On en apprend des choses dans ces manuels d’instruction destinés aux militaires en campagne. De la façon d’installer des feuillées (creusement de toilettes provisoires), en passant par la façon dont il convient de traiter les prisonniers jusqu’aux méthodes visant à occire convenablement l’ennemi avec une baïonnette. Cependant on ne s’y renseigne pas avec autant d’agrément que les jeunes lycéens de Tomblaine en Meurthe-et-Moselle, lesquels ont eu cette chance insigne de se voir invités à rapprocher le creux des tranchées avec les plus hauts sommets de la poésie.
PHB
(1) Découvrir le blog
(2) À propos des « Mamelles de Tirésias »
Vraiment merci pour ce billet
L’amour de la poésie et de sa transmission font réaliser aux enseignants et à leurs élèves
un travail magnifique
Bravo pour ce beau travail, que j’ai pu consulter sur le blog. Je n’ai pas eu accès à la bibliographie.

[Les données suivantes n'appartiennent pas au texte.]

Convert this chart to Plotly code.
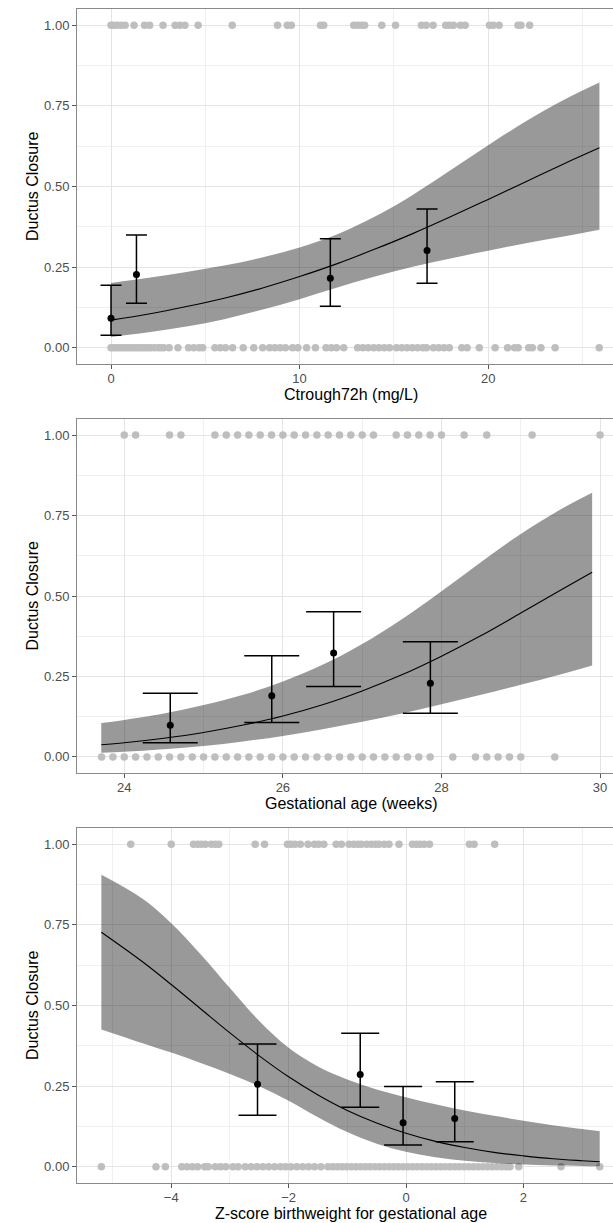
import plotly.graph_objects as go

# ---------------- Panel 1: Ctrough72h ----------------
c_closed0 = [0.0, 0.15, 0.3, 0.45, 0.6, 0.75, 0.9, 1.05, 1.2, 1.35, 1.5, 1.65, 1.8, 1.95, 2.1, 2.3, 2.5, 2.65, 2.8,
             3.08, 3.55, 4.11, 4.39, 4.67, 4.86, 5.51, 5.79, 6.07, 6.45, 7.01, 7.57, 8.04, 8.41, 8.69, 8.97, 9.25,
             9.63, 9.91, 10.37, 10.84, 11.40, 11.68, 11.96, 12.34, 13.08, 13.36, 13.64, 13.93, 14.21, 14.49, 14.77,
             15.14, 15.42, 15.70, 15.98, 16.26, 16.54, 16.73, 17.10, 17.38, 17.66, 17.94, 18.60, 18.88, 19.53,
             20.37, 21.03, 21.40, 21.59, 22.15, 22.34, 22.80, 23.55, 25.89]
c_closed1 = [0.0, 0.13, 0.33, 0.54, 0.75, 1.22, 1.78, 2.05, 2.76, 3.40, 3.65, 3.92, 4.62, 6.43, 8.83, 9.35, 9.56,
             11.11, 11.28, 12.87, 13.08, 13.29, 13.45, 14.36, 15.09, 16.46, 16.71, 17.08, 17.75, 17.95, 18.16,
             18.53, 18.78, 20.07, 20.27, 20.58, 21.58, 21.74, 22.20]
c_fit_x = [0, 2, 4, 6, 8, 10, 12, 14, 16, 18, 20, 22, 24, 25.9]
c_fit = [0.086, 0.105, 0.128, 0.154, 0.185, 0.221, 0.261, 0.306, 0.354, 0.406, 0.460, 0.515, 0.570, 0.620]
c_lo = [0.034, 0.048, 0.066, 0.089, 0.118, 0.151, 0.187, 0.221, 0.251, 0.277, 0.301, 0.324, 0.345, 0.366]
c_hi = [0.201, 0.217, 0.235, 0.255, 0.280, 0.311, 0.352, 0.407, 0.474, 0.550, 0.628, 0.702, 0.768, 0.822]
c_grp_x = [0.0, 1.35, 11.63, 16.76]
c_grp_y = [0.092, 0.227, 0.216, 0.302]
c_grp_lo = [0.039, 0.138, 0.129, 0.200]
c_grp_hi = [0.194, 0.350, 0.338, 0.430]

# ---------------- Panel 2: Gestational age ----------------
g_closed0 = [23.714, 23.857, 24.0, 24.143, 24.286, 24.429, 24.571, 24.714, 24.857, 25.0, 25.143, 25.286, 25.429,
             25.571, 25.714, 25.857, 26.0, 26.143, 26.286, 26.429, 26.571, 26.714, 26.857, 27.0, 27.143, 27.286,
             27.429, 27.571, 27.714, 27.857, 28.143, 28.429, 28.571, 28.714, 28.857, 29.0, 29.429]
g_closed1 = [24.0, 24.143, 24.571, 24.714, 25.143, 25.286, 25.429, 25.571, 25.714, 25.857, 26.0, 26.143, 26.286,
             26.429, 26.571, 26.714, 26.857, 27.0, 27.143, 27.429, 27.571, 27.714, 27.857, 28.0, 28.286, 28.571,
             29.143, 30.0]
g_fit_x = [23.71, 24, 24.5, 25, 25.5, 26, 26.5, 27, 27.5, 28, 28.5, 29, 29.5, 29.9]
g_fit = [0.038, 0.044, 0.058, 0.076, 0.099, 0.127, 0.162, 0.205, 0.255, 0.313, 0.377, 0.447, 0.518, 0.574]
g_lo = [0.013, 0.016, 0.024, 0.034, 0.048, 0.065, 0.086, 0.109, 0.135, 0.164, 0.193, 0.224, 0.256, 0.284]
g_hi = [0.105, 0.115, 0.135, 0.161, 0.193, 0.234, 0.286, 0.351, 0.428, 0.515, 0.606, 0.693, 0.769, 0.821]
g_grp_x = [24.58, 25.86, 26.64, 27.86]
g_grp_y = [0.098, 0.190, 0.323, 0.229]
g_grp_lo = [0.044, 0.107, 0.219, 0.136]
g_grp_hi = [0.198, 0.314, 0.451, 0.358]

# ---------------- Panel 3: Z-score birthweight ----------------
z_closed0 = [-5.19, -4.26, -4.10, -3.82, -3.73, -3.64, -3.55, -3.43, -3.37, -3.25, -3.16, -3.07, -2.95, -2.86,
             -2.74, -2.64, -2.54, -2.44, -2.34, -2.24, -2.14, -2.05, -1.96, -1.86, -1.76, -1.66, -1.56, -1.45,
             -1.33, -1.25, -1.17, -1.09, -1.01, -0.93, -0.85, -0.77, -0.69, -0.61, -0.53, -0.45, -0.37, -0.29,
             -0.21, -0.13, -0.05, 0.03, 0.11, 0.19, 0.27, 0.35, 0.43, 0.51, 0.59, 0.67, 0.75, 0.83, 0.91, 0.99,
             1.07, 1.15, 1.23, 1.31, 1.39, 1.47, 1.55, 1.63, 1.71, 1.77, 1.92, 2.64, 3.30]
z_closed1 = [-4.69, -4.00, -3.62, -3.55, -3.49, -3.42, -3.32, -3.25, -3.19, -2.57, -2.41, -2.02, -1.96, -1.89,
             -1.80, -1.67, -1.56, -1.49, -1.40, -1.19, -1.10, -0.97, -0.89, -0.82, -0.76, -0.67, -0.59, -0.52,
             -0.46, -0.37, -0.29, -0.12, 0.11, 0.18, 0.24, 0.31, 0.40, 1.08, 1.16, 1.51]
z_fit_x = [-5.19, -4.5, -4, -3.5, -3, -2.5, -2, -1.5, -1, -0.5, 0, 0.5, 1, 1.5, 2, 2.5, 3, 3.3]
z_fit = [0.727, 0.637, 0.565, 0.490, 0.415, 0.344, 0.279, 0.223, 0.175, 0.136, 0.104, 0.079, 0.060, 0.045,
         0.034, 0.025, 0.019, 0.016]
z_lo = [0.426, 0.384, 0.354, 0.322, 0.288, 0.250, 0.205, 0.154, 0.108, 0.072, 0.047, 0.030, 0.019, 0.012,
        0.007, 0.004, 0.003, 0.002]
z_hi = [0.905, 0.832, 0.755, 0.659, 0.554, 0.452, 0.369, 0.311, 0.271, 0.240, 0.216, 0.194, 0.175, 0.158,
        0.143, 0.129, 0.117, 0.110]
z_grp_x = [-2.53, -0.78, -0.05, 0.83]
z_grp_y = [0.256, 0.286, 0.137, 0.150]
z_grp_lo = [0.160, 0.185, 0.068, 0.078]
z_grp_hi = [0.381, 0.414, 0.249, 0.264]

x_titles = ["Ctrough72h (mg/L)", "Gestational age (weeks)", "Z-score birthweight for gestational age"]
y_title = "Ductus Closure"
y_ticks = [0, 0.25, 0.5, 0.75, 1.0]
y_ticklabels = ["0.00", "0.25", "0.50", "0.75", "1.00"]

W, H = 613, 1223
LEFT = 77
panels = [
    dict(d0=c_closed0, d1=c_closed1, fx=c_fit_x, fit=c_fit, lo=c_lo, hi=c_hi,
         gx=c_grp_x, gy=c_grp_y, glo=c_grp_lo, ghi=c_grp_hi,
         xr=[-1.803, 26.62], dtick=10, tick0=0, mdt=5, top=9, bot=364, cap=10.5),
    dict(d0=g_closed0, d1=g_closed1, fx=g_fit_x, fit=g_fit, lo=g_lo, hi=g_hi,
         gx=g_grp_x, gy=g_grp_y, glo=g_grp_lo, ghi=g_grp_hi,
         xr=[23.404, 30.163], dtick=2, tick0=0, mdt=1, top=419, bot=773, cap=27.5),
    dict(d0=z_closed0, d1=z_closed1, fx=z_fit_x, fit=z_fit, lo=z_lo, hi=z_hi,
         gx=z_grp_x, gy=z_grp_y, glo=z_grp_lo, ghi=z_grp_hi,
         xr=[-5.605, 3.526], dtick=2, tick0=0, mdt=1, top=828, bot=1183, cap=19),
]

FONT = "Liberation Sans, Arial, sans-serif"
fig = go.Figure()
layout = dict(width=W, height=H, margin=dict(l=0, r=0, t=0, b=0),
              paper_bgcolor="white", plot_bgcolor="white", showlegend=False,
              font=dict(family=FONT, color="#4d4d4d", size=13))
annotations = []
dot_color = "#bebebe"

for i, p in enumerate(panels):
    n = i + 1
    xa = "x" if n == 1 else f"x{n}"
    ya = "y" if n == 1 else f"y{n}"
    # raw observations
    fig.add_trace(go.Scatter(x=p["d0"], y=[0] * len(p["d0"]), mode="markers", xaxis=xa, yaxis=ya,
                             marker=dict(size=7.5, color=dot_color, line=dict(width=0)), hoverinfo="skip"))
    fig.add_trace(go.Scatter(x=p["d1"], y=[1] * len(p["d1"]), mode="markers", xaxis=xa, yaxis=ya,
                             marker=dict(size=7.5, color=dot_color, line=dict(width=0)), hoverinfo="skip"))
    # confidence band (lower edge, then upper edge filled to it)
    fig.add_trace(go.Scatter(x=p["fx"], y=p["lo"], mode="lines", xaxis=xa, yaxis=ya,
                             line=dict(width=0, shape="spline", color="rgba(0,0,0,0)"), hoverinfo="skip"))
    fig.add_trace(go.Scatter(x=p["fx"], y=p["hi"], mode="lines", xaxis=xa, yaxis=ya,
                             fill="tonexty", fillcolor="rgba(0,0,0,0.40)",
                             line=dict(width=0, shape="spline", color="rgba(0,0,0,0)"), hoverinfo="skip"))
    # fitted line
    fig.add_trace(go.Scatter(x=p["fx"], y=p["fit"], mode="lines", xaxis=xa, yaxis=ya,
                             line=dict(color="black", width=1.1, shape="spline")))
    # grouped proportions with CI
    fig.add_trace(go.Scatter(x=p["gx"], y=p["gy"], mode="markers", xaxis=xa, yaxis=ya,
                             marker=dict(size=7, color="black"),
                             error_y=dict(type="data", symmetric=False,
                                          array=[h - m for h, m in zip(p["ghi"], p["gy"])],
                                          arrayminus=[m - l for m, l in zip(p["gy"], p["glo"])],
                                          color="black", thickness=1.5, width=p["cap"])))
    ydom = [1 - p["bot"] / H, 1 - p["top"] / H]
    grid_major = "#e4e4e4"
    grid_minor = "#f0f0f0"
    layout["xaxis" if n == 1 else f"xaxis{n}"] = dict(
        domain=[LEFT / W, 1], range=p["xr"], anchor=ya, dtick=p["dtick"], tick0=p["tick0"],
        showgrid=True, gridcolor=grid_major, gridwidth=1, zeroline=False,
        showline=True, linecolor="#8a8a8a", linewidth=1, mirror=True,
        ticks="outside", ticklen=4, tickcolor="#555555", tickwidth=1,
        ticklabelstandoff=-2,
        tickfont=dict(size=13, color="#4d4d4d", family=FONT),
        minor=dict(dtick=p["mdt"], tick0=0, showgrid=True, gridcolor=grid_minor, gridwidth=1, ticks=""))
    layout["yaxis" if n == 1 else f"yaxis{n}"] = dict(
        domain=ydom, range=[-0.05, 1.05], anchor=xa, tickvals=y_ticks, ticktext=y_ticklabels,
        showgrid=True, gridcolor=grid_major, gridwidth=1, zeroline=False,
        showline=True, linecolor="#8a8a8a", linewidth=1, mirror=False,
        ticks="outside", ticklen=4, tickcolor="#555555", tickwidth=1,
        tickfont=dict(size=13, color="#4d4d4d", family=FONT),
        minor=dict(dtick=0.125, tick0=0, showgrid=True, gridcolor=grid_minor, gridwidth=1, ticks=""))
    # axis titles
    annotations.append(dict(text=x_titles[i], xref="paper", yref="paper", x=351 / W,
                            y=1 - (p["bot"] + 30) / H, xanchor="center", yanchor="middle", showarrow=False,
                            font=dict(size=16, color="black", family=FONT)))
    annotations.append(dict(text=y_title, xref="paper", yref="paper", x=32.5 / W,
                            y=1 - ((p["top"] + p["bot"]) / 2) / H, xanchor="center", yanchor="middle",
                            textangle=-90, showarrow=False, font=dict(size=16, color="black", family=FONT)))

layout["annotations"] = annotations
fig.update_layout(**layout)
fig.write_html("out.html")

Je suppose qu’elle fait référence au moins au livre que j’ai publié il y a une quarantaine d’années, Apollinaire après « Alcools », dans lequel je disais à peu près la même chose, avec une iconographie très inférieure à celle du blog. L’origine en particulier de « Âllo la truie » était une découverte dont je n’étais pas peu fière, comme de la reproduction de la « case d’armons »… La seule chose qui me chiffonne est qu’on puisse présenter comme des trouvailles ce qui était connu depuis bien longtemps.